WHAT TO DO:
Check each line of the listing below for the string "matplotlib", and copy the ones that have it.
==============================
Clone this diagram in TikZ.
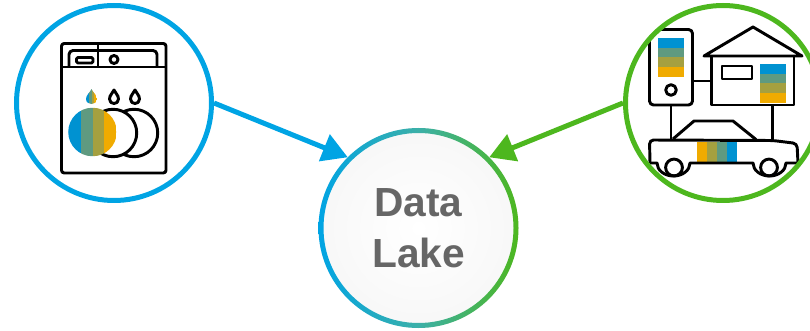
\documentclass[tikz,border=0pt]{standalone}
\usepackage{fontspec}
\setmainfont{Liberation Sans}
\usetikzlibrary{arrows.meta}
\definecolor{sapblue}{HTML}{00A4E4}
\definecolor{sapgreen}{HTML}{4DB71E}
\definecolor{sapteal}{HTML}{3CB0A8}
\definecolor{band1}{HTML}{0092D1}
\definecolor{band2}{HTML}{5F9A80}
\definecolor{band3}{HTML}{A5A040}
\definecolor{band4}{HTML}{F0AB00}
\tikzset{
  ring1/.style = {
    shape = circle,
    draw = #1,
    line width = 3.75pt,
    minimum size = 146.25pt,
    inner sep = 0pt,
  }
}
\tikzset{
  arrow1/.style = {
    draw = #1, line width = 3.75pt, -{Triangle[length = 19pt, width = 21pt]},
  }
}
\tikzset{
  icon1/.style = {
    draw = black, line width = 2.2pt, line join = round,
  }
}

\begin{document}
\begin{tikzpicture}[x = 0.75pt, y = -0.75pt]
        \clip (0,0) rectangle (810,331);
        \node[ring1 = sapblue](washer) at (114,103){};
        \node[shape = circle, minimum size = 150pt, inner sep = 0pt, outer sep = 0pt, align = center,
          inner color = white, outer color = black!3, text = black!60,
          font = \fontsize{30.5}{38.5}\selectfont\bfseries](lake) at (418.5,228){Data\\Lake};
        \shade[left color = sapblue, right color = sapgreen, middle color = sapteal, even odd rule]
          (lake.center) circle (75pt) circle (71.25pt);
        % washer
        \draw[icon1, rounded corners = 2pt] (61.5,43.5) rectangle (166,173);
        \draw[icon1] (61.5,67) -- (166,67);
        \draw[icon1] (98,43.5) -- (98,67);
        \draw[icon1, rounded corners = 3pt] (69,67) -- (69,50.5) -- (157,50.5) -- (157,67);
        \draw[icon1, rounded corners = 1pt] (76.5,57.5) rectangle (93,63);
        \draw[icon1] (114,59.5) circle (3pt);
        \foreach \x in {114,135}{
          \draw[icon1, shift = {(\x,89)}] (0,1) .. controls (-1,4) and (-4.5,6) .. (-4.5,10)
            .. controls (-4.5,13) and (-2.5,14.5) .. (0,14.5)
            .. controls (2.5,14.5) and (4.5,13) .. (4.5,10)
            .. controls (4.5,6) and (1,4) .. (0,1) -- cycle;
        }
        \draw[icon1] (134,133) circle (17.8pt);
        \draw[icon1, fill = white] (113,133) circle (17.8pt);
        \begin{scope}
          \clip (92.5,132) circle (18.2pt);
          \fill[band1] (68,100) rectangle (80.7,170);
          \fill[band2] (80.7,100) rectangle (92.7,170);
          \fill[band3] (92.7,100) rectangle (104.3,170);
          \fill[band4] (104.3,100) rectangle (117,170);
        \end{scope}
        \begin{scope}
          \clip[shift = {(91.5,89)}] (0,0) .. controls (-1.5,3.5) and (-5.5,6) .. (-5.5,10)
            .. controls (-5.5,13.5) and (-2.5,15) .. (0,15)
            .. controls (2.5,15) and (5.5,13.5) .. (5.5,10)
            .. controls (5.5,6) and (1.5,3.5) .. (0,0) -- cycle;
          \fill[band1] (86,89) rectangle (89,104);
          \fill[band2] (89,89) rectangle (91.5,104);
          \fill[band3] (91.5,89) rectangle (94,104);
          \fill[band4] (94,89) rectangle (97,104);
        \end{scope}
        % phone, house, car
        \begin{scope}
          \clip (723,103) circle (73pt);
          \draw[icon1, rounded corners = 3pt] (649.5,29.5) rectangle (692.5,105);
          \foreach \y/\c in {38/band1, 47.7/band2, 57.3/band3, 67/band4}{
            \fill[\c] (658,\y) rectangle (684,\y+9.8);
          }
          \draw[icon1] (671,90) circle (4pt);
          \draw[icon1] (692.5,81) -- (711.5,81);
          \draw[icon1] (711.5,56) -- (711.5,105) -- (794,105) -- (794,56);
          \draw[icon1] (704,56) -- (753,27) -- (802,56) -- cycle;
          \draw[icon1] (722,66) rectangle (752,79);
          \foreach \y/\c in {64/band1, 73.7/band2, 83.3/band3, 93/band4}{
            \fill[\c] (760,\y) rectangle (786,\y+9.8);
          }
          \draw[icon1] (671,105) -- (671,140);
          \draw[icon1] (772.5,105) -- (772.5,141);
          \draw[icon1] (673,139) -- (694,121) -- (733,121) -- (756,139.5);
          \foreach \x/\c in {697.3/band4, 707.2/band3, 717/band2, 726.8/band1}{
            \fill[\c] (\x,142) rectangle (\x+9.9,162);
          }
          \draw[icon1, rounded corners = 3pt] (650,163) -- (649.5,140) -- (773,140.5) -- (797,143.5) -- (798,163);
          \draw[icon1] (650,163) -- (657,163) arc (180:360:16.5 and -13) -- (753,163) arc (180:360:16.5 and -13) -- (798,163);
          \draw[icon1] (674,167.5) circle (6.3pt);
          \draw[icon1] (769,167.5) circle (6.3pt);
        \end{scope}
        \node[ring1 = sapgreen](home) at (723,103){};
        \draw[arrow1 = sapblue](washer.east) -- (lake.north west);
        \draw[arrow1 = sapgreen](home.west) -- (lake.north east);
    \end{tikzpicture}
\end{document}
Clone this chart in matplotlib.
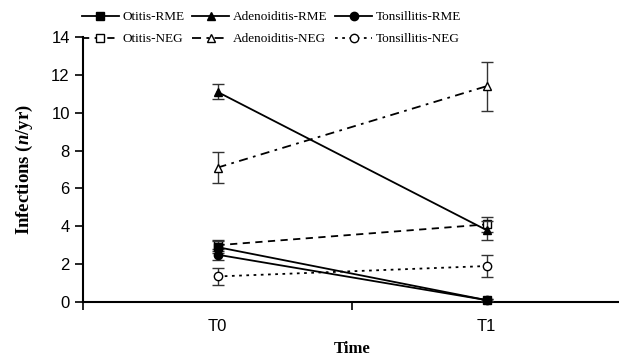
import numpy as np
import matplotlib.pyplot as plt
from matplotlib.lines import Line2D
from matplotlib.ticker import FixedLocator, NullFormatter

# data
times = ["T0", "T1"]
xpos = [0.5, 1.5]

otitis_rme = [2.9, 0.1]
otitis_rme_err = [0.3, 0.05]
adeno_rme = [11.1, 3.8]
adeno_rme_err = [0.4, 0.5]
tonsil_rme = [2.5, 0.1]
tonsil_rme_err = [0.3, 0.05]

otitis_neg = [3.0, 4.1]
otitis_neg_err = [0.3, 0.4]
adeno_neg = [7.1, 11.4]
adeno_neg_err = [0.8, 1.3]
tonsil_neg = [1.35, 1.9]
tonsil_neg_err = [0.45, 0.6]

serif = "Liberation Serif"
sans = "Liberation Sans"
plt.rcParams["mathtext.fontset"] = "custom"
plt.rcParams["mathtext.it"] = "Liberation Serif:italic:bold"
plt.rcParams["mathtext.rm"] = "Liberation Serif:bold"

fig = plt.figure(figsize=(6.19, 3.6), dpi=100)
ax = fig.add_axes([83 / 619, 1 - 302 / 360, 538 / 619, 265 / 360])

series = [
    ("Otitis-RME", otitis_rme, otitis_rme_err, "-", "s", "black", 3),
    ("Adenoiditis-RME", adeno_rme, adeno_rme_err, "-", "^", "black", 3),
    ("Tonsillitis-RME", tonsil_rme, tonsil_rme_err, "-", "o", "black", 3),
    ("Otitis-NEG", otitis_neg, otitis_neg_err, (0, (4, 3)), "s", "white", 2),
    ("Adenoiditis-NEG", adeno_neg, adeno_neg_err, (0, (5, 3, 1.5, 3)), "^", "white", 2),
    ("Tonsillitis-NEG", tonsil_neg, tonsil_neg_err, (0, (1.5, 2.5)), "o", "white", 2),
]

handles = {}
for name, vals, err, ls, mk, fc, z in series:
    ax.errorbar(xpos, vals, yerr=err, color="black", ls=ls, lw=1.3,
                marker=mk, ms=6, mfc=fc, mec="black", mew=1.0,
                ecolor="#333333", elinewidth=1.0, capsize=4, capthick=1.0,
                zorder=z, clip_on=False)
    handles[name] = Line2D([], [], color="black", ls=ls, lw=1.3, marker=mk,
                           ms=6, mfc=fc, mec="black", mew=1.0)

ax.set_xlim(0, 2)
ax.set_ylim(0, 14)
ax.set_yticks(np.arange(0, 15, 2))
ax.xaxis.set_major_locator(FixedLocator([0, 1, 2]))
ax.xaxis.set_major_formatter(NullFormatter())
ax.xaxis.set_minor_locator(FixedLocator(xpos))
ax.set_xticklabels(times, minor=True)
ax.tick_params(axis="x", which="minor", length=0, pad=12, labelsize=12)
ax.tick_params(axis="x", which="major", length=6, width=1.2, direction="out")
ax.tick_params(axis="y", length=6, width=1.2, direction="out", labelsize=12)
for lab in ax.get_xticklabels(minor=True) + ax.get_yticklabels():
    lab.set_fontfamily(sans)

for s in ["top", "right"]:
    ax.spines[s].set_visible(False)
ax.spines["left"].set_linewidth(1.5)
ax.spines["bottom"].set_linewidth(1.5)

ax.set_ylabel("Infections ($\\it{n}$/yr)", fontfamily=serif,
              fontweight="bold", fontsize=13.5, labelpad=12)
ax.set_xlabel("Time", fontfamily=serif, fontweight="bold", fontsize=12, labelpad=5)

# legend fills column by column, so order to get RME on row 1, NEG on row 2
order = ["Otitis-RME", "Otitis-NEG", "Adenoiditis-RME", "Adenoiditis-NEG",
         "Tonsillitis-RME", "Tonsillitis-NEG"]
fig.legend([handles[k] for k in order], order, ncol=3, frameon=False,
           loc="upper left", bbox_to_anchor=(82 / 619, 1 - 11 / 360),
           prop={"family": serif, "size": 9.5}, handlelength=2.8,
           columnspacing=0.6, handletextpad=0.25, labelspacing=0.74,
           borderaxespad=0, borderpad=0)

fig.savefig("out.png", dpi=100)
==============================
WRITTEN RESPONSE:
Clone this chart in matplotlib.
import matplotlib.pyplot as plt
from matplotlib.lines import Line2D
from matplotlib.ticker import FixedLocator, NullFormatter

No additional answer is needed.